▶ **Goal**
Reproduce the lines of the material exactly, excluding every image.

--- Material provided ---

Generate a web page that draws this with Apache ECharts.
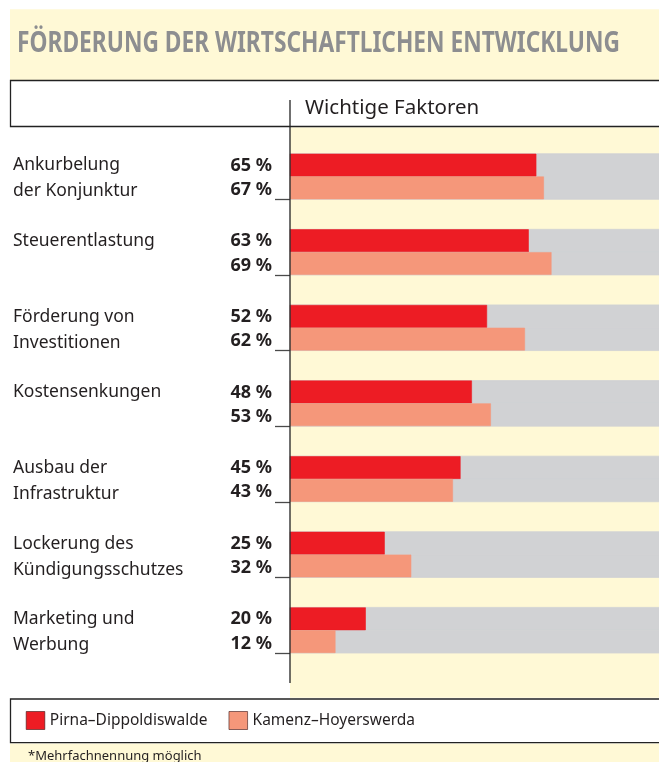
<!DOCTYPE html>
<html><head><meta charset="utf-8">
<script src="https://cdn.jsdelivr.net/npm/echarts@6/dist/echarts.min.js"></script>
<style>html,body{margin:0;padding:0;background:#fff}#c{width:659px;height:762px}</style>
</head><body><div id="c"></div>
<script>
// ---- data ----
const categories = [
  'Ankurbelung\nder Konjunktur',
  'Steuerentlastung',
  'Förderung von\nInvestitionen',
  'Kostensenkungen',
  'Ausbau der\nInfrastruktur',
  'Lockerung des\nKündigungsschutzes',
  'Marketing und\nWerbung'
];
const pirna = [65, 63, 52, 48, 45, 25, 20];
const kamenz = [67, 69, 62, 53, 43, 32, 12];
const seriesNames = ['Pirna–Dippoldiswalde', 'Kamenz–Hoyerswerda'];
const titleText = 'FÖRDERUNG DER WIRTSCHAFTLICHEN ENTWICKLUNG';
const columnTitle = 'Wichtige Faktoren';
const footnote = '*Mehrfachnennung möglich';

// ---- styles ----
const FONT = '"Noto Sans", "Open Sans", sans-serif';
const YELLOW = '#FFF9D6';
const RED = '#ED1C24';
const SALMON = '#F5977A';
const GRAY = '#D1D2D4';
const INK = '#231F20';
const TITLE_FONT = 'bold 28px "Noto Sans", sans-serif';

// fit title to its printed width
const mctx = document.createElement('canvas').getContext('2d');
mctx.font = TITLE_FONT;
const titleScale = 603 / mctx.measureText(titleText).width;

const chart = echarts.init(document.getElementById('c'), null, {renderer: 'canvas'});

const valueLabel = (dy) => ({
  show: true,
  position: [-18, '50%'],
  offset: [0, dy],
  align: 'right',
  verticalAlign: 'middle',
  formatter: '{c} %',
  fontFamily: FONT,
  fontWeight: 'bold',
  fontSize: 18,
  color: INK
});

chart.setOption({
  animation: false,
  backgroundColor: '#fff',
  grid: {left: 290, top: 123.7, width: 379, height: 529.3, containLabel: false, outerBoundsMode: 'none'},
  xAxis: {type: 'value', min: 0, max: 100, show: false},
  yAxis: {
    type: 'category',
    inverse: true,
    data: categories,
    axisLine: {show: false},
    axisTick: {
      show: true,
      length: 15,
      interval: (i) => i > 0,
      lineStyle: {color: '#4a4a4a', width: 1.3}
    },
    axisLabel: {
      interval: 0,
      align: 'left',
      margin: 277,
      formatter: (v) => {
        const lines = v.split('\n');
        while (lines.length < 2) lines.push(' ');
        return '{s| }\n' + lines.map(l => '{t|' + l + '}').join('\n');
      },
      rich: {
        s: {lineHeight: 34, fontSize: 2},
        t: {lineHeight: 26, fontSize: 17.5, fontFamily: FONT, color: INK}
      }
    }
  },
  legend: {
    data: seriesNames,
    left: 25.7,
    top: 711,
    itemWidth: 18.6,
    itemHeight: 18,
    itemGap: 21,
    icon: 'rect',
    padding: 0,
    itemStyle: {borderColor: 'rgba(60,20,20,0.6)', borderWidth: 1},
    textStyle: {fontFamily: FONT, fontSize: 15.5, color: INK}
  },
  series: [
    {type: 'bar', name: 'spacer', data: [], barWidth: 30, barGap: 0, silent: true,
     itemStyle: {color: 'transparent'}},
    {type: 'bar', name: seriesNames[0], data: pirna, barWidth: 22.8, barGap: 0,
     itemStyle: {color: RED, borderColor: RED, borderWidth: 0.6},
     showBackground: true, backgroundStyle: {color: GRAY, borderColor: GRAY, borderWidth: 0.8},
     label: valueLabel(0.5)},
    {type: 'bar', name: seriesNames[1], data: kamenz, barWidth: 22.8, barGap: 0,
     itemStyle: {color: SALMON, borderColor: SALMON, borderWidth: 0.6},
     showBackground: true, backgroundStyle: {color: GRAY, borderColor: GRAY, borderWidth: 0.8},
     label: valueLabel(2)}
  ],
  graphic: [
    {type: 'rect', z: -10, shape: {x: 10, y: 9.3, width: 649, height: 71}, style: {fill: YELLOW}},
    {type: 'text', z: -5, x: 17, y: 44, scaleX: titleScale, style: {text: titleText, fill: '#8D8E90',
      font: TITLE_FONT, verticalAlign: 'middle', textVerticalAlign: 'middle'}},
    {type: 'rect', z: -8, shape: {x: 10.5, y: 80.5, width: 660, height: 46}, style: {fill: '#fff', stroke: '#222', lineWidth: 1.3}},
    {type: 'text', z: -5, x: 305, y: 108.5, style: {text: columnTitle, fill: INK,
      font: '20.5px "Noto Sans", sans-serif', verticalAlign: 'middle', textVerticalAlign: 'middle'}},
    {type: 'rect', z: -10, shape: {x: 290, y: 127.3, width: 369, height: 570.5}, style: {fill: YELLOW}},
    {type: 'line', z: 20, shape: {x1: 290, y1: 100, x2: 290, y2: 683}, style: {stroke: '#222', lineWidth: 1.3}},
    {type: 'rect', z: -8, shape: {x: 10.5, y: 699, width: 660, height: 43.7}, style: {fill: '#fff', stroke: '#222', lineWidth: 1.3}},
    {type: 'rect', z: -10, shape: {x: 10, y: 743.4, width: 649, height: 19}, style: {fill: YELLOW}},
    {type: 'text', z: -5, x: 28, y: 756, style: {text: footnote, fill: INK,
      font: '13px "Noto Sans", sans-serif', verticalAlign: 'middle', textVerticalAlign: 'middle'}}
  ]
});
</script>
</body></html>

---

▶ **Answer to this problem**
Generate a web page that draws this with Apache ECharts.
<!DOCTYPE html>
<html><head><meta charset="utf-8">
<script src="https://cdn.jsdelivr.net/npm/echarts@6/dist/echarts.min.js"></script>
<style>html,body{margin:0;padding:0;background:#fff}#c{width:659px;height:762px}</style>
</head><body><div id="c"></div>
<script>
// ---- data ----
const categories = [
  'Ankurbelung\nder Konjunktur',
  'Steuerentlastung',
  'Förderung von\nInvestitionen',
  'Kostensenkungen',
  'Ausbau der\nInfrastruktur',
  'Lockerung des\nKündigungsschutzes',
  'Marketing und\nWerbung'
];
const pirna = [65, 63, 52, 48, 45, 25, 20];
const kamenz = [67, 69, 62, 53, 43, 32, 12];
const seriesNames = ['Pirna–Dippoldiswalde', 'Kamenz–Hoyerswerda'];
const titleText = 'FÖRDERUNG DER WIRTSCHAFTLICHEN ENTWICKLUNG';
const columnTitle = 'Wichtige Faktoren';
const footnote = '*Mehrfachnennung möglich';

// ---- styles ----
const FONT = '"Noto Sans", "Open Sans", sans-serif';
const YELLOW = '#FFF9D6';
const RED = '#ED1C24';
const SALMON = '#F5977A';
const GRAY = '#D1D2D4';
const INK = '#231F20';
const TITLE_FONT = 'bold 28px "Noto Sans", sans-serif';

// fit title to its printed width
const mctx = document.createElement('canvas').getContext('2d');
mctx.font = TITLE_FONT;
const titleScale = 603 / mctx.measureText(titleText).width;

const chart = echarts.init(document.getElementById('c'), null, {renderer: 'canvas'});

const valueLabel = (dy) => ({
  show: true,
  position: [-18, '50%'],
  offset: [0, dy],
  align: 'right',
  verticalAlign: 'middle',
  formatter: '{c} %',
  fontFamily: FONT,
  fontWeight: 'bold',
  fontSize: 18,
  color: INK
});

chart.setOption({
  animation: false,
  backgroundColor: '#fff',
  grid: {left: 290, top: 123.7, width: 379, height: 529.3, containLabel: false, outerBoundsMode: 'none'},
  xAxis: {type: 'value', min: 0, max: 100, show: false},
  yAxis: {
    type: 'category',
    inverse: true,
    data: categories,
    axisLine: {show: false},
    axisTick: {
      show: true,
      length: 15,
      interval: (i) => i > 0,
      lineStyle: {color: '#4a4a4a', width: 1.3}
    },
    axisLabel: {
      interval: 0,
      align: 'left',
      margin: 277,
      formatter: (v) => {
        const lines = v.split('\n');
        while (lines.length < 2) lines.push(' ');
        return '{s| }\n' + lines.map(l => '{t|' + l + '}').join('\n');
      },
      rich: {
        s: {lineHeight: 34, fontSize: 2},
        t: {lineHeight: 26, fontSize: 17.5, fontFamily: FONT, color: INK}
      }
    }
  },
  legend: {
    data: seriesNames,
    left: 25.7,
    top: 711,
    itemWidth: 18.6,
    itemHeight: 18,
    itemGap: 21,
    icon: 'rect',
    padding: 0,
    itemStyle: {borderColor: 'rgba(60,20,20,0.6)', borderWidth: 1},
    textStyle: {fontFamily: FONT, fontSize: 15.5, color: INK}
  },
  series: [
    {type: 'bar', name: 'spacer', data: [], barWidth: 30, barGap: 0, silent: true,
     itemStyle: {color: 'transparent'}},
    {type: 'bar', name: seriesNames[0], data: pirna, barWidth: 22.8, barGap: 0,
     itemStyle: {color: RED, borderColor: RED, borderWidth: 0.6},
     showBackground: true, backgroundStyle: {color: GRAY, borderColor: GRAY, borderWidth: 0.8},
     label: valueLabel(0.5)},
    {type: 'bar', name: seriesNames[1], data: kamenz, barWidth: 22.8, barGap: 0,
     itemStyle: {color: SALMON, borderColor: SALMON, borderWidth: 0.6},
     showBackground: true, backgroundStyle: {color: GRAY, borderColor: GRAY, borderWidth: 0.8},
     label: valueLabel(2)}
  ],
  graphic: [
    {type: 'rect', z: -10, shape: {x: 10, y: 9.3, width: 649, height: 71}, style: {fill: YELLOW}},
    {type: 'text', z: -5, x: 17, y: 44, scaleX: titleScale, style: {text: titleText, fill: '#8D8E90',
      font: TITLE_FONT, verticalAlign: 'middle', textVerticalAlign: 'middle'}},
    {type: 'rect', z: -8, shape: {x: 10.5, y: 80.5, width: 660, height: 46}, style: {fill: '#fff', stroke: '#222', lineWidth: 1.3}},
    {type: 'text', z: -5, x: 305, y: 108.5, style: {text: columnTitle, fill: INK,
      font: '20.5px "Noto Sans", sans-serif', verticalAlign: 'middle', textVerticalAlign: 'middle'}},
    {type: 'rect', z: -10, shape: {x: 290, y: 127.3, width: 369, height: 570.5}, style: {fill: YELLOW}},
    {type: 'line', z: 20, shape: {x1: 290, y1: 100, x2: 290, y2: 683}, style: {stroke: '#222', lineWidth: 1.3}},
    {type: 'rect', z: -8, shape: {x: 10.5, y: 699, width: 660, height: 43.7}, style: {fill: '#fff', stroke: '#222', lineWidth: 1.3}},
    {type: 'rect', z: -10, shape: {x: 10, y: 743.4, width: 649, height: 19}, style: {fill: YELLOW}},
    {type: 'text', z: -5, x: 28, y: 756, style: {text: footnote, fill: INK,
      font: '13px "Noto Sans", sans-serif', verticalAlign: 'middle', textVerticalAlign: 'middle'}}
  ]
});
</script>
</body></html>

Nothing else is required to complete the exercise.